To give some concrete examples:

...and so on. Most of these conversions involve struct types and require non-trivial boilerplate, and some are quite subtle to implement correctly.

At the moment, either each package must implement its own copy of these conversions (inefficient and error-prone), or the exported API of the conversion helper-package must rely on error-prone unsafe.Pointer conversions.

joegrasse commented 7 years ago

@rsc Here is a very basic example of my problem and interest in this issue. As you stated here, I would really only care about the basic C types.

bcmills commented 7 years ago

@joegrasse Honestly, I think that example only undermines my point. It isn't at all obvious why your cp package needs to accept a parameter of type *C.char instead of the idiomatic Go []byte or string type, considering that you can easily construct the former from the latter (as illustrated in https://golang.org/cl/56530):

package cp

import "C"

import "unsafe"

func CTest(name string) {
    b := make([]byte, len(name)+1)
    copy(b, name)
    p := (*C.char)(unsafe.Pointer(&b[0]))
    C.use(p)
}

You can apply the transformation in the reverse direction using the workaround library described in https://github.com/golang/go/issues/13656#issuecomment-303216308, or perhaps its eventual replacement described in #19367.

To reiterate: I really don't think *C.char is a compelling example for this issue at all.

joegrasse commented 7 years ago

@bcmills That example was a very contrived example just to demonstrate the problem. I could have chosen any basic C type to display the problem.

bcmills commented 7 years ago

@joegrasse, part of Russ's point is that this problem is not worth solving if it only affects contrived examples. I think we all understand the nature of the problem: what we need to understand is its importance. (See https://blog.golang.org/toward-go2 for a much more in-depth discussion on this point.)

FlorianUekermann commented 7 years ago

In case the relevance of this issue is actually unclear and someone would benefit from an real world example, let me help out. Otherwise please ignore this comment, I have nothing technical to add to the discussion.

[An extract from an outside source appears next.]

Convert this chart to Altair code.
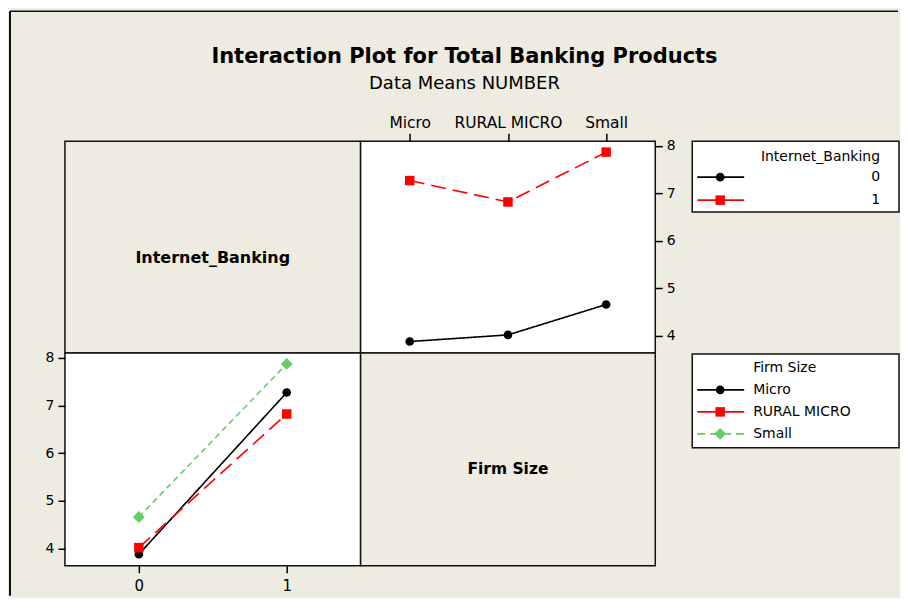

There are a lot of C libraries that will give you an instance of a non-basic C type, which you then use in a different C library. Last time I ran into this was while using Vulkan (the low level OpenGL "successor"), so here we go:

If you want to do GPU accelerated graphics stuff, you would typically use a library like Glfw to handle the OS dependent details, like window creation and input. There are go bindings for that, which is nice. Glfw will do the OS specific incantations for you and return an instance of VkSurfaceKHR, a Vulkan type.

Now you want to draw something into your window, so you need to pass the VkSurfaceKHR to Vulkan and do something with it.

But since the Vulkan and Glfw bindings are in different packages, you can't just get the C.VkSurfaceKHR from Glfw and use it in a Vulkan function call.

You can't put both bindings into one package, because Glfw supports m graphics apis and there are n platform abstraction libraries that support Vulkan. So you would end up with m*n go packages.

This is a very real problem I encounter every couple of weeks in different contexts.

AlexRouSg commented 7 years ago

@MaVo159

Was just about to describe a very similar problem and you beat me to it.

jimmyfrasche commented 7 years ago

A related issue is one large library that has a number of "modules" defined by optional header files.

It's natural to want to make these true separate packages in Go. This is doable with an internal/ package that implements everything which is used by packages that expose the actual API.

But this means that the implementation of every optional module is included in the build artifact regardless of what actually gets imported, which depending on the library/module can be rather large.

It's not a show-stopping issue, generally, but it sounds like this would fix it.